Governance and politics require qualified professionals to implement policies and create an environment of confidence that is credible to investors. Companies, government, universities, and schools reflect the quality of their human resources, and it is easy to see why human capital is the engine of an organization. In Mozambique, there is a lack of skilled people across many fields, but especially in the areas of engineering and the sciences, and we require an urgent closing of this gap. While the majority of the developed countries have a plan for professional teaching, in Mozambique we still face an insufficient number of skilled professionals. We need policies that focus on the planning and investment in skilled labor in the long-term or in other words a planned investment in education. The educational system should provide an opportunity for people to become fuller citizens to the benefit of the nation at large.

What are the main investment opportunities in the education sector for foreign investors?

The pitfalls of the education system are perfectly clear.

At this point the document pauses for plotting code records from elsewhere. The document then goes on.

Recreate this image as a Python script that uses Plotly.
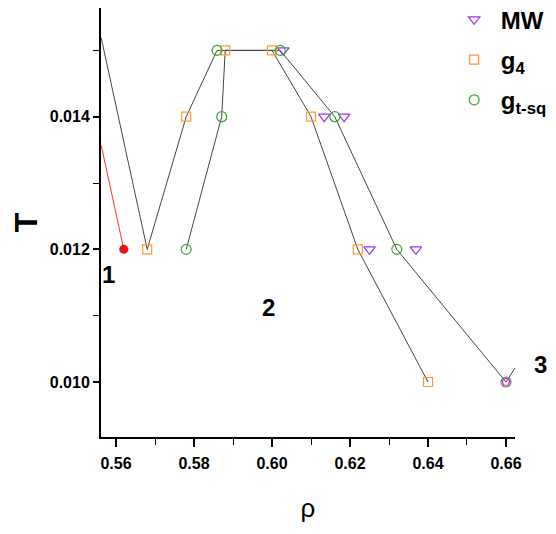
import plotly.graph_objects as go

# ---- data ----
mw_rho = [0.6029, 0.6134, 0.6185, 0.6250, 0.6369]
mw_T = [0.015, 0.014, 0.014, 0.012, 0.012]

g4_rho = [0.568, 0.578, 0.588, 0.600, 0.610, 0.622, 0.640]
g4_T = [0.012, 0.014, 0.015, 0.015, 0.014, 0.012, 0.010]

gt_rho = [0.578, 0.5871, 0.5859, 0.6021, 0.6161, 0.632, 0.660]
gt_T = [0.012, 0.014, 0.015, 0.015, 0.014, 0.012, 0.010]

pathA_rho = [0.5562, 0.568, 0.578, 0.5859, 0.6021, 0.6161, 0.632, 0.660, 0.6623]
pathA_T = [0.01519, 0.012, 0.014, 0.015, 0.015, 0.014, 0.012, 0.010, 0.01021]

pathB_rho = [0.578, 0.5871, 0.588, 0.600, 0.610, 0.622, 0.640]
pathB_T = [0.012, 0.014, 0.015, 0.015, 0.014, 0.012, 0.010]

red_rho = [0.5562, 0.562]
red_T = [0.01357, 0.012]
red_pt_rho = [0.562]
red_pt_T = [0.012]

mag_rho = [0.660]
mag_T = [0.010]

region_labels = ["1", "2"]
region_rho = [0.5580, 0.5990]
region_T = [0.01162, 0.01113]

x_range = [0.55615, 0.66231]
y_range = [0.009171, 0.015639]

SANS = "Liberation Sans, Arial, sans-serif"

fig = go.Figure()

line_style = dict(color="#444444", width=1)
fig.add_trace(go.Scatter(x=pathA_rho, y=pathA_T, mode="lines", line=line_style,
                         showlegend=False, hoverinfo="skip"))
fig.add_trace(go.Scatter(x=pathB_rho, y=pathB_T, mode="lines", line=line_style,
                         showlegend=False, hoverinfo="skip"))
fig.add_trace(go.Scatter(x=red_rho, y=red_T, mode="lines", line=dict(color="#ff3333", width=1),
                         showlegend=False, hoverinfo="skip"))
fig.add_trace(go.Scatter(x=red_pt_rho, y=red_pt_T, mode="markers",
                         marker=dict(symbol="circle", size=9, color="#ee1111"),
                         showlegend=False))

fig.add_trace(go.Scatter(x=mw_rho, y=mw_T, mode="markers", name="&nbsp;<b>MW</b>", legendgroup="a",
                         marker=dict(symbol="triangle-down-open", size=10, color="#9933ff",
                                     line=dict(width=1.2))))
fig.add_trace(go.Scatter(x=g4_rho, y=g4_T, mode="markers", name="&nbsp;<b>g<sub>4</sub></b>", legendgroup="b",
                         marker=dict(symbol="square-open", size=9, color="#ff9933",
                                     line=dict(width=1.2))))
fig.add_trace(go.Scatter(x=gt_rho, y=gt_T, mode="markers", name="&nbsp;<b>g<sub>t-sq</sub></b>", legendgroup="c",
                         marker=dict(symbol="circle-open", size=10, color="#33aa33",
                                     line=dict(width=1.2))))
fig.add_trace(go.Scatter(x=mag_rho, y=mag_T, mode="markers",
                         marker=dict(symbol="pentagon-open", size=8, color="#ff00ff",
                                     line=dict(width=1.2)),
                         showlegend=False))

annotations = []
for lab, xr, yt in zip(region_labels, region_rho, region_T):
    annotations.append(dict(x=xr, y=yt, xref="x", yref="y", text="<b>" + lab + "</b>",
                            showarrow=False, font=dict(family=SANS, size=24, color="black")))
annotations.append(dict(x=1.082, y=0.1329, xref="paper", yref="paper", text="<b>3</b>",
                        showarrow=False, font=dict(family=SANS, size=24, color="black")))

fig.update_layout(
    width=556, height=534,
    margin=dict(l=93, r=49, t=0, b=105, autoexpand=False),
    paper_bgcolor="white", plot_bgcolor="white",
    font=dict(family=SANS, color="black"),
    showlegend=True,
    legend=dict(x=0.853, y=1.025, xanchor="left", yanchor="top",
                font=dict(family=SANS, size=24, color="black"),
                bgcolor="rgba(0,0,0,0)", itemsizing="trace", tracegroupgap=6),
    annotations=annotations,
    xaxis=dict(range=x_range, showgrid=False, zeroline=False, showline=True, automargin=False,
               linecolor="black", linewidth=2, ticks="outside", ticklen=8, tickwidth=1.5,
               tickcolor="black", tick0=0.56, dtick=0.02, tickformat=".2f",
               ticklabelstandoff=3,
               tickfont=dict(family=SANS, size=16, color="black", weight="bold"),
               minor=dict(dtick=0.01, tick0=0.56, ticks="outside", ticklen=6, tickwidth=1.2,
                          tickcolor="black"),
               title=dict(text="ρ", font=dict(family=SANS, size=26, color="black"), standoff=28)),
    yaxis=dict(range=y_range, showgrid=False, zeroline=False, showline=True, automargin=False,
               linecolor="black", linewidth=2, ticks="outside", ticklen=6, tickwidth=1.5,
               tickcolor="black", tick0=0.010, dtick=0.002, tickformat=".3f",
               tickfont=dict(family=SANS, size=16, color="black", weight="bold"),
               minor=dict(dtick=0.001, tick0=0.010, ticks="outside", ticklen=6, tickwidth=1.2,
                          tickcolor="black"),
               title=dict(text="<b>T</b>", font=dict(family=SANS, size=32, color="black"), standoff=41)),
)

fig.write_html("out.html")
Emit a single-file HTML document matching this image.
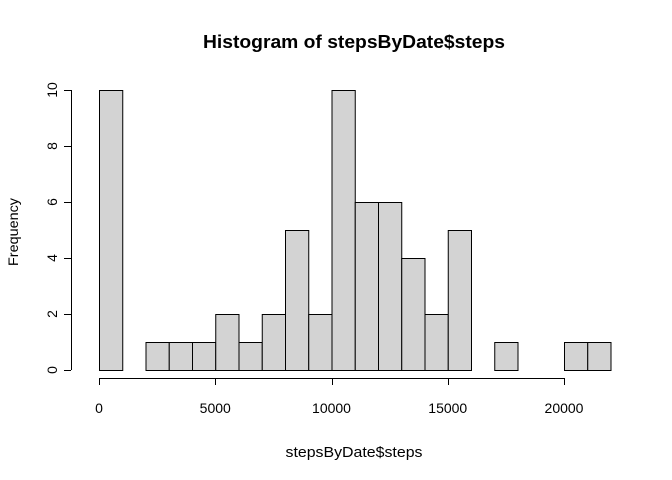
<!DOCTYPE html>
<html><head><meta charset="utf-8"><style>
html,body{margin:0;padding:0;background:#fff;}
svg{display:block;font-family:"Liberation Sans",Arial,sans-serif;}
</style></head><body>
<svg id="chart" width="672" height="480">
<text x="354" y="48" text-anchor="middle" font-size="18" font-weight="bold" textLength="302" lengthAdjust="spacingAndGlyphs">Histogram of stepsByDate$steps</text>
<text x="354" y="457" text-anchor="middle" font-size="14.5" textLength="137" lengthAdjust="spacingAndGlyphs">stepsByDate$steps</text>
<text transform="translate(18,232) rotate(-90)" text-anchor="middle" font-size="14" textLength="68" lengthAdjust="spacingAndGlyphs">Frequency</text>
<g id="bars"></g><g id="xaxis"></g><g id="yaxis"></g>
</svg>
<script>
const binStarts = [0,1000,2000,3000,4000,5000,6000,7000,8000,9000,10000,11000,12000,13000,14000,15000,16000,17000,18000,19000,20000,21000];
const counts = [10,0,1,1,1,2,1,2,5,2,10,6,6,4,2,5,0,1,0,0,1,1];
const binWidth = 1000;
const xTicks = [0,5000,10000,15000,20000];
const yTicks = [0,2,4,6,8,10];
const NS = "http://www.w3.org/2000/svg";
function sx(v){return 99 + v*(564-99)/20000;}
function sy(v){return 370 - v*28;}
function mk(tag, attrs, parent){const e=document.createElementNS(NS,tag);for(const k in attrs)e.setAttribute(k,attrs[k]);parent.appendChild(e);return e;}
const bars=document.getElementById('bars');
binStarts.forEach((b,i)=>{
  if(counts[i]<=0) return;
  const r=mk('rect',{x:sx(b)+0.5,y:sy(counts[i])+0.5,width:sx(b+binWidth)-sx(b),height:sy(0)-sy(counts[i]),fill:'#d3d3d3',stroke:'#000','stroke-width':1},bars);
  
  
});
const xa=document.getElementById('xaxis');


mk('line',{x1:sx(xTicks[0]),x2:sx(xTicks[xTicks.length-1]),y1:378.5,y2:378.5,stroke:'#000'},xa);
xTicks.forEach(t=>{
  mk('line',{x1:Math.round(sx(t))+0.5,x2:Math.round(sx(t))+0.5,y1:378,y2:385,stroke:'#000'},xa);
  const tx=mk('text',{x:sx(t),y:413,'text-anchor':'middle','font-size':14},xa);
  tx.textContent=t;
  
  
});
const ya=document.getElementById('yaxis');


mk('line',{x1:71.5,x2:71.5,y1:sy(yTicks[0]),y2:sy(yTicks[yTicks.length-1]),stroke:'#000'},ya);
yTicks.forEach(t=>{
  mk('line',{x1:64,x2:71,y1:sy(t)+0.5,y2:sy(t)+0.5,stroke:'#000'},ya);
  const tx=mk('text',{transform:`translate(57,${sy(t)}) rotate(-90)`,'text-anchor':'middle','font-size':14},ya);
  tx.textContent=t;
  
  
});
</script>
</body></html>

We welcome investments in schools to develop professional education, universities, and research centers that want to focus on the disciplines of natural sciences and engineering, mainly in the emerging areas of oil and gas. We also want to focus on the first few years of childhood and in the special schooling for students with special requirements. It is necessary to understand Mozambique’s reality and to evaluate the need for relevant investment, although I would say that there are plenty of opportunities for investment.

What are the main objectives you would like to achieve during your tenure?

I would like to see a reduction in the number of students who abandon education, thereby turning their back on the development of their country and of greater freedom. It is also important to make schooling more appealing to youth by exploring the local curriculum and instilling the importance of a solid education. We also want to underline the dignity of teaching as a career, as a fundamentally important status within society, and to promote the idea of thinking, rationalizing, and doing.